How is economic data in the African nations you have worked inaccurate?

Gross domestic product (GDP), and other development metrics, rely on timely and accurate reporting on a range of variables, such as food production, food consumption, construction of rural roads, beer brewing, cement consumption, retail mark-ups for clothing, sweet potatoes and spare automobile parts, as well as imports, exports, wages, population, how the government taxes and how it spends, and so forth.

While this data is most of the time readily available through personal and corporate tax records, as well as administrative data in most developed countries, many of these areas are not well accounted for in poorer economies. That means that data is hard and expensive to come by. That data may not be frequently updated, and in many instances, producers are making qualified or weak guesses instead of delivering facts.

How can one tell if economic numbers are being manipulated?

There are three main safeguards for accurate and reliable facts being delivered from national statistical offices. The first is the legal independence of the statistical office. Only a minority of statistical offices in the African region are formally independent from the central government.

The second is funding. Does the statistical office have a sufficient flow of funds that is not dependent on the data it collects and disseminates? Most statistical offices in Africa rely heavily on donor funding, which in turn means that they are often required to collect very specific data that is needed for ad hoc projects, rather than responding directly to data needs from citizens.

Third, and this is preconditioned on the two above, access to needed data sources to independently deliver facts. Most statistical offices are legally dependent on the government, financially dependent on donors and have limited access to data that would allow them to collect, process and disseminate the facts. This leaves statistical offices vulnerable to manipulation and political pressure.

What are some of the ways of manipulating data?

It is not straightforward to detect data manipulation, and not all data is manipulated. But if the data matters a lot, and the incentives are strong, there is ample opportunity to exert pressure or otherwise affect data when there are large unknowns and so much remains uncounted.

When countries have an interest in receiving aid and concessional loans, they can refrain from updating macrostatistics to seem poorer, whereas if there is a need to appear wealthier — to improve leverage ratios, for instance — they can update macroeconomic statistics frequently and also exert pressure and choose ways in which data is aggregated to benefit the users of the data.

Administrative data — such as numbers of students enrolled in school, or food production, which are reported from government officials in districts that are rewarded for reporting ‘good results’ — can often be an overstatement of real effects. We have evidence of such effects by comparing survey data with administrative data.
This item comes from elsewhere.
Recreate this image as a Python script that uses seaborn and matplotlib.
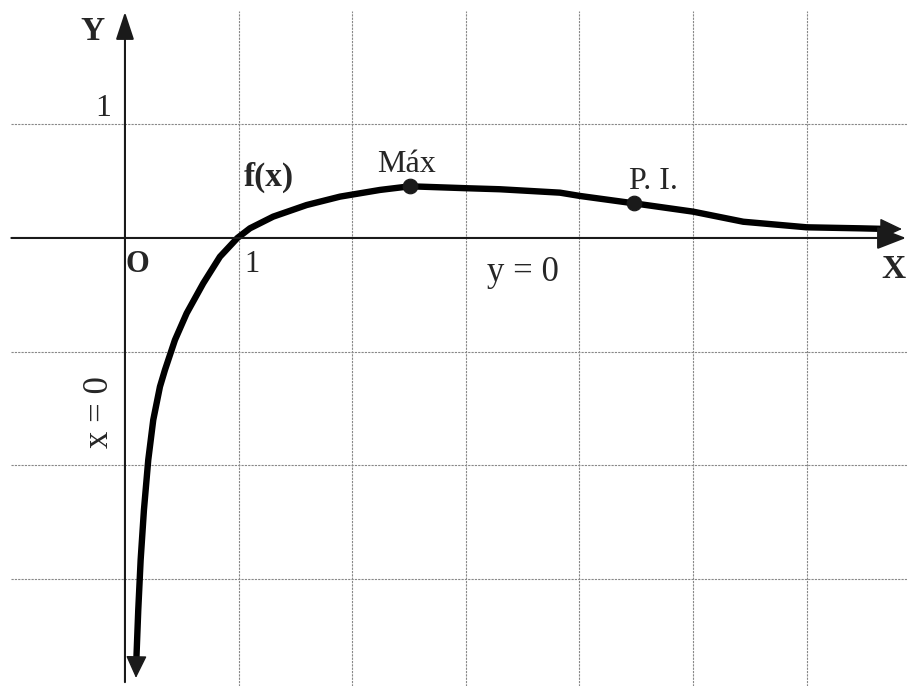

Note that in this case, the data is manipulated from below rather than from the top.

Kenya has just rebased its GDP. Should citizens be concerned?

It was a nice opportunity for Kenya to rebase now, in line with issuing bonds for international financial markets. But I also think that there was good reason to believe that GDP was understated. Whether the current GDP now accurately depicts the size of the Kenyan GDP is another matter.
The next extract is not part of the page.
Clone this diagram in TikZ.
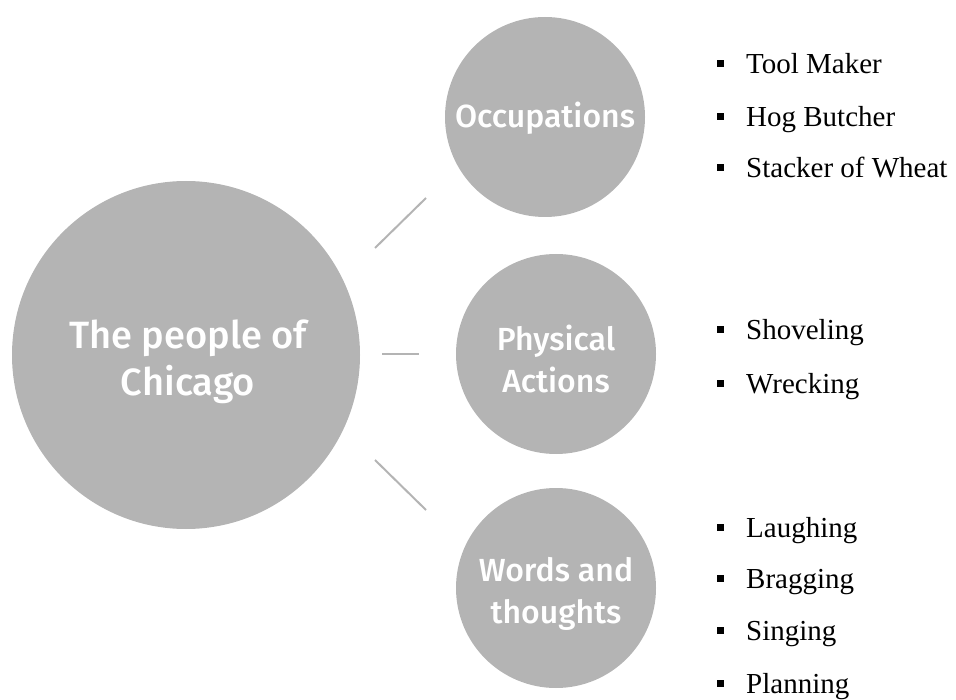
\documentclass[tikz,border=0pt]{standalone}
\usepackage{fontspec}
\setmainfont{Liberation Serif}
\newfontfamily\circfont{Fira Sans Medium}
\definecolor{discgray}{RGB}{180,180,180}
\begin{document}
\begin{tikzpicture}[x=1pt,y=-1pt,
  disc/.style={circle, fill=discgray, draw=none, inner sep=0pt},
  hubtext/.style={text=white, align=center, inner sep=0pt, font=\circfont\fontsize{38}{47}\selectfont},
  subtext/.style={text=white, align=center, inner sep=0pt, font=\circfont\fontsize{32}{42}\selectfont},
  link/.style={draw=discgray, line width=2pt},
  item/.style={anchor=base west, inner sep=0pt, font=\fontsize{29}{34}\selectfont},
  bulletsq/.style={rectangle, fill=black, draw=none, inner sep=0pt, minimum size=7pt}
]
\useasboundingbox (0,0) rectangle (956,700);

% central disc and the three satellite discs
\node[disc, minimum size=348pt] (hub) at (186,355) {};
\node[disc, minimum size=200pt] (occ) at (545,117) {};
\node[disc, minimum size=200pt] (phys) at (556,354) {};
\node[disc, minimum size=200pt] (words) at (556,588) {};

% disc captions
\node[hubtext] (hubcap) at (188,362) {The people of\\Chicago};
\node[subtext] (occcap) at (545,118) {Occupations};
\node[subtext] (physcap) at (556,359) {Physical\\Actions};
\node[subtext] (wordscap) at (556,594) {Words and\\thoughts};

% short connector strokes in the gaps
\coordinate (l1a) at (375,248); \coordinate (l1b) at (426,198);
\coordinate (l2a) at (382,354); \coordinate (l2b) at (419,354);
\coordinate (l3a) at (375,460); \coordinate (l3b) at (426,510);
\draw[link] (l1a) -- (l1b);
\draw[link] (l2a) -- (l2b);
\draw[link] (l3a) -- (l3b);

% bullet lists
\foreach \n/\y/\t in {a/74/Tool Maker, b/127/Hog Butcher, c/178/Stacker of Wheat,
                      d/340/Shoveling, e/394/Wrecking,
                      f/537/Laughing, g/588/Bragging, h/640/Singing, i/693/Planning}{
  \node[bulletsq] (b\n) at (720,\y-10) {};
  \node[item] (t\n) at (746,\y) {\t};
}
\end{tikzpicture}
\end{document}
The new GDP number raises a lot of new questions. What about the poverty data? If GDP is higher, how come poverty headcounts are still higher in Kenya than in Tanzania and Uganda. It shows that we need to know more about the income distribution and the political economy of growth in Kenya. Who benefits from the rise in Kenyan GDP? It is also important to not only focus on the validity of the new numbers but think outside the box. What is counted and what is not? What information do we not have access to?

What can Kenya and other African countries do to make their economic data as valid as possible?

Citizens should demand more and better data, and media should play a key role. Journalists should engage African academics, think tanks and NGOs to facilitate a rich and diverse debate on statistics and data for development. This is a long process of stimulating a healthy and accountable debate.

An independent statistical office may be used by journalists and citizens to hold governments accountable, and it comes down to citizens and journalists making intelligent use of the resources, or demanding more independent information to spur this process further.

Beyond that, I think that there is need for legal reform in statistical offices and ways to re-structure the financing of statistical offices so that these institutions can provide the needed day-to-day data for governments and citizens.